I am not dangerous because I believe failed leadership should be held accountable before it drags nations into catastrophe.

Before governments point outward, they should be forced to look inward

This is not a call for chaos.

It is a call for seriousness.

Before any government points outward, it should be forced to look inward.

Audit the institutions.

Find the corruption.

Find the waste.

Find the protected incompetence.

Find the officials violating public trust.

Find the people collecting paychecks while contributing nothing but stagnation, delay, and bureaucratic cover.

Find the systems that reward failure and punish truth-telling.

Remove them.

There should not be one standard of accountability for ordinary citizens and another for leaders, senior bureaucrats, defense contractors, and institutional managers. If institutions can demand discipline, sacrifice, and obedience from the public, then the public has every right to demand real accountability from institutions.

That is not extremism.

That is legitimacy.

The state should not be allowed to use external danger as a permanent excuse to avoid internal reform. In fact, the opposite is true: a government that refuses to clean house internally is already weakening itself externally. A corrupt, stagnant, dishonest institution does not become strong just because it buys better weapons or adopts better algorithms.

It becomes more dangerous.

Leadership is not sacred. It is conditional.

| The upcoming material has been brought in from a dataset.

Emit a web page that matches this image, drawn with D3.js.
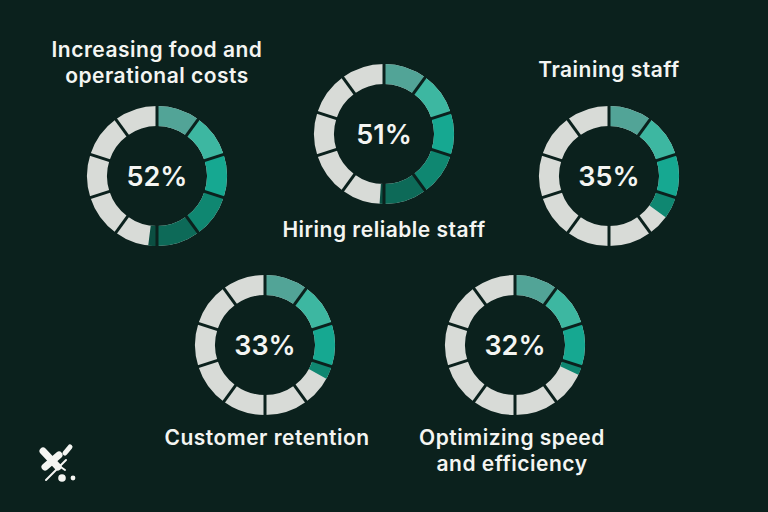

Too many people still treat leadership as if it deserves automatic deference.

It does not.

Leadership is not sacred.
It is conditional.

If leaders cannot reform institutions, reduce corruption, prevent reckless escalation, and use modern tools to serve the public rather than entrench themselves, then they do not deserve blind trust. They deserve scrutiny. They deserve challenge. And when they continue failing at civilizational scale, they deserve replacement.

That is not instability.

That is civic adulthood.

The real instability comes from allowing outdated, insulated, compromised leadership classes to continue making civilization-level decisions with increasingly powerful tools while remaining shielded from consequence.

That is how collapse gets normalized.

That is how drift becomes doctrine.

That is how broken systems keep reproducing themselves.

Moral clarity is not the threat

One of the most manipulative tactics failing systems use is to mislabel moral clarity as instability.

If you tell the truth too directly, you are called emotional.
If you point to contradiction, you are called bitter.
If you demand accountability, you are called dangerous.
If you refuse to participate in the lie, you are framed as the problem.

But the people warning that the house is on fire are not the real danger.

The real danger is the people still controlling the building.

That is the truth at the center of all this.

Not every critic is correct. Not every act of outrage is wisdom. But a civilization that automatically treats disciplined truth-telling as a threat while treating institutional fraud as leadership is already deep in decline.

I do not want more anger in the world.

I want less fraud.

I do not want stronger machines serving weaker men.

I do not want future generations inheriting AI systems more powerful than the moral courage of the people directing them.

I want internal reform before external escalation.

I want accountability before catastrophe.

I want leaders who can look inward before they point outward.

And I want people to stop confusing the witness with the wound.

Because the real danger is not only the enemy outside the gate.

It is also the regressive leadership inside the walls.